A nice analogy to hypertext:
I said I would like to distinguish the sensation of each single ginkgo leaf from the sensation of all the others, but I was wondering if it would be possible. (…) If from the ginkgo tree a single little yellow leaf falls and rests on the lawn, the sensation felt in looking at is is that of a single yellow leaf. If two leaves descend from the tree, the eye follows the twirling of the two leaves as they move closer, then separate in the air, like two butterflies chasing each other, then glide finally to the grass, one here, one there. (p. 199)
And this:
Passing again beneath the gingko, I said to Mr. Okeda that in the contemplation of the shower of leaves the fundamental thing was not so much the perception of each of the leaves as of the distance between one leaf and another, the empty air that separated them. (p. 202)
These passages are from the section On the carpet of leaves illuminated by the moon. Maybe I’ve become hypertextual to a degree of heightened sensitivity in creating and separating life and all I read into a different meaning of spaces, but this image certainly calls to my mind the individual writing spaces of hypertext software such as Storyspace, and presents to me the map of separation within the whole.

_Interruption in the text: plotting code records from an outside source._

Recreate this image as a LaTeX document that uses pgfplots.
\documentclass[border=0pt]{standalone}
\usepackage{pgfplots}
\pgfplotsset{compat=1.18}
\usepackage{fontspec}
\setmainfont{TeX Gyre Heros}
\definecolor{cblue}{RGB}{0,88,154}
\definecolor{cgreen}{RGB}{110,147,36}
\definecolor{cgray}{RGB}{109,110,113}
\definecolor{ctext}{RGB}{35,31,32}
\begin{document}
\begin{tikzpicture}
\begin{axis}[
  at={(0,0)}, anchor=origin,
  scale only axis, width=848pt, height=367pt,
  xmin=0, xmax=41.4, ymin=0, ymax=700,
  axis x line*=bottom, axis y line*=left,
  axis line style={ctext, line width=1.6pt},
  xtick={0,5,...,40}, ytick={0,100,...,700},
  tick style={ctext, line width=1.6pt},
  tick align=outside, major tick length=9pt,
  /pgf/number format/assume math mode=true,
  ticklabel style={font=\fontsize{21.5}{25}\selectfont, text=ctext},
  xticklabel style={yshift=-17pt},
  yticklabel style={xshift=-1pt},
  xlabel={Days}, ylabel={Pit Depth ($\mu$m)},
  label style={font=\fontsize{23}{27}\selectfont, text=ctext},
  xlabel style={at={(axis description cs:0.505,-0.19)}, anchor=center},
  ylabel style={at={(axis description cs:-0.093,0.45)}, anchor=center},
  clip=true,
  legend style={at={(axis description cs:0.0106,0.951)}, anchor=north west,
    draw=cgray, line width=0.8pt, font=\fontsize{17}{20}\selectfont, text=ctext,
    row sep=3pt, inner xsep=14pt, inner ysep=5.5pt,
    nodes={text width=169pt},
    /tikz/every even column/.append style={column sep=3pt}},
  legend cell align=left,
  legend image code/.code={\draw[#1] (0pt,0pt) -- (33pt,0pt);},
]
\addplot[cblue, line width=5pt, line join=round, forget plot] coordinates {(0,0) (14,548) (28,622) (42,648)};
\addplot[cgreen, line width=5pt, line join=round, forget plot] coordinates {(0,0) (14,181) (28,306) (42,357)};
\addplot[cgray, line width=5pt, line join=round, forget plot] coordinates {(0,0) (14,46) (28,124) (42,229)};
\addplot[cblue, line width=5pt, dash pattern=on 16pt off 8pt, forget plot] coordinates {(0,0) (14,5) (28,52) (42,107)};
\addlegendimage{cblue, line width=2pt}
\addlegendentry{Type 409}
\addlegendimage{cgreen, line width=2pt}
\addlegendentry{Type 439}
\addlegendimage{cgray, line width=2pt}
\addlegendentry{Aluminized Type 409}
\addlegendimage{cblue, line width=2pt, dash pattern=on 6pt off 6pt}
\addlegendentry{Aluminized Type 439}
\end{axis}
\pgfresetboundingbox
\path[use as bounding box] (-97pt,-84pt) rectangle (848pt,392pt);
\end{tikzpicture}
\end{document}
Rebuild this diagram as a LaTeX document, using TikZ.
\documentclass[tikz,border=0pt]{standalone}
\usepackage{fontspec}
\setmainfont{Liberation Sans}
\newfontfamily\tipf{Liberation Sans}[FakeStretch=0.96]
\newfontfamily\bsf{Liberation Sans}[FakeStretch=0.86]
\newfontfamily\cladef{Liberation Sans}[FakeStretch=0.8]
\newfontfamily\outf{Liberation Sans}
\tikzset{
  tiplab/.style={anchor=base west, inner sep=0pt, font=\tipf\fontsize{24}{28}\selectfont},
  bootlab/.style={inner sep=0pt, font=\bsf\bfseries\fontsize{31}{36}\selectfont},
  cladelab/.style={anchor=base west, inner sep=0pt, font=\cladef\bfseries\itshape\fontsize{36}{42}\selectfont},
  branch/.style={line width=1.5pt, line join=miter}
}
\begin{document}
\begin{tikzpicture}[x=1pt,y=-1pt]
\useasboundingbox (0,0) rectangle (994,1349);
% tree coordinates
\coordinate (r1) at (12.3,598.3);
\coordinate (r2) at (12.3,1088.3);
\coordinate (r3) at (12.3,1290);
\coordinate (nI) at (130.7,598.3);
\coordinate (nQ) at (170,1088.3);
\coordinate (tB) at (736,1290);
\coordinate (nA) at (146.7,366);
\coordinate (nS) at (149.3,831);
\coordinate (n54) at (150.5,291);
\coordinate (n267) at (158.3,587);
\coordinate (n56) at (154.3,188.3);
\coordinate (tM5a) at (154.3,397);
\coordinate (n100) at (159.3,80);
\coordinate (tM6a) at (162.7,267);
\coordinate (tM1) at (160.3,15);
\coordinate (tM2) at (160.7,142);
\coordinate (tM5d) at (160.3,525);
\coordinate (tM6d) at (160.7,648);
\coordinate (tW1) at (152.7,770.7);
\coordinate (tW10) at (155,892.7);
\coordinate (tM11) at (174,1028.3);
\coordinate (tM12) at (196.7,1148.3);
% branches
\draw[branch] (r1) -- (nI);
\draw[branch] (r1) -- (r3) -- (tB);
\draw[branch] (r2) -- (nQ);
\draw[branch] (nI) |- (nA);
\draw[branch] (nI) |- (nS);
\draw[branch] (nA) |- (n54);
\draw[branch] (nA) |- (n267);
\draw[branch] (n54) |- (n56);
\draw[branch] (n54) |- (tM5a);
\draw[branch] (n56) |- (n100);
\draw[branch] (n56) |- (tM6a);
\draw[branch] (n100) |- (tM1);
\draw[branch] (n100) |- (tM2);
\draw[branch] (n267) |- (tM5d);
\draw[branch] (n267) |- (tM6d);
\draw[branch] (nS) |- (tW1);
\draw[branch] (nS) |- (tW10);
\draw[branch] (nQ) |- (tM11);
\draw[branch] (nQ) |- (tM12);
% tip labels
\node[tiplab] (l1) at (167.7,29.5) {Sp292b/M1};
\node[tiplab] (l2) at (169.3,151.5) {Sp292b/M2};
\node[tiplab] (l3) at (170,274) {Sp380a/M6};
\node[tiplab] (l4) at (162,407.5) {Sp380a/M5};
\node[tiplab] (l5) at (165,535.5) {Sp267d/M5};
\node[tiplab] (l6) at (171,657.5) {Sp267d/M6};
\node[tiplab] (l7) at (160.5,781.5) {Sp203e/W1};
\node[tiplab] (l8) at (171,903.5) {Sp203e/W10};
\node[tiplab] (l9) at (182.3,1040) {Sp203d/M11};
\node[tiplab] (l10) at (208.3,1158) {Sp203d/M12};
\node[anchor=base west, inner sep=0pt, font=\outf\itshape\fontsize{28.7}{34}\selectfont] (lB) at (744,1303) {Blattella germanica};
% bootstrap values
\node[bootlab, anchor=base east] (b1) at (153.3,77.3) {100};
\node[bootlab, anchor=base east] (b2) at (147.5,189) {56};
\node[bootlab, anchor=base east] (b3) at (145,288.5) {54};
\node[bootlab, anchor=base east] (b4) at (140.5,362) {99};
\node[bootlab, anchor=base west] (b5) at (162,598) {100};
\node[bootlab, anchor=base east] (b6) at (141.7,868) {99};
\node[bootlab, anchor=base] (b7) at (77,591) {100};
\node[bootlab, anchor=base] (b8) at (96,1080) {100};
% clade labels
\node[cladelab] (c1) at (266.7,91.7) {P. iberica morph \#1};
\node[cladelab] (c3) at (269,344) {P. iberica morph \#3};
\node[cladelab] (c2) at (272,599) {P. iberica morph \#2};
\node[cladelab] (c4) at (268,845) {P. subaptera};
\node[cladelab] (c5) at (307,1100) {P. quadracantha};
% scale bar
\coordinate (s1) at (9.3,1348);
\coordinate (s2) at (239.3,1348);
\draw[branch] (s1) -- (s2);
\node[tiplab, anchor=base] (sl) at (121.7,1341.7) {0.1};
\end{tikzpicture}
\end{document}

Then this, on adding sound and visuals to text:
(…) I tried to make the comparison with the reading of a novel in which a very calm narrative pace, all on the same subdued note, serves to enforce some subtle and precise sensations to which the writer wishes to call the reader’s attention; but in the case of the novel you must consider that in the succession of sentences only one sensation can pass at a time, whether it be individual or general, whereas the breadth of the visual field and the auditory field allows the simultaneous recording of a much richer and more complex whole. (p. 203)
Sure sounds like "Lights! Camera! Action!" to me. Yet I find it odd that in all the time I’ve studied hypertext–though it not be all that much I suppose–I have not heard Calvino mentioned along with other pioneers of new media.
Then again, it could just be me as I crawl out of a literary rut and myopically gaze about.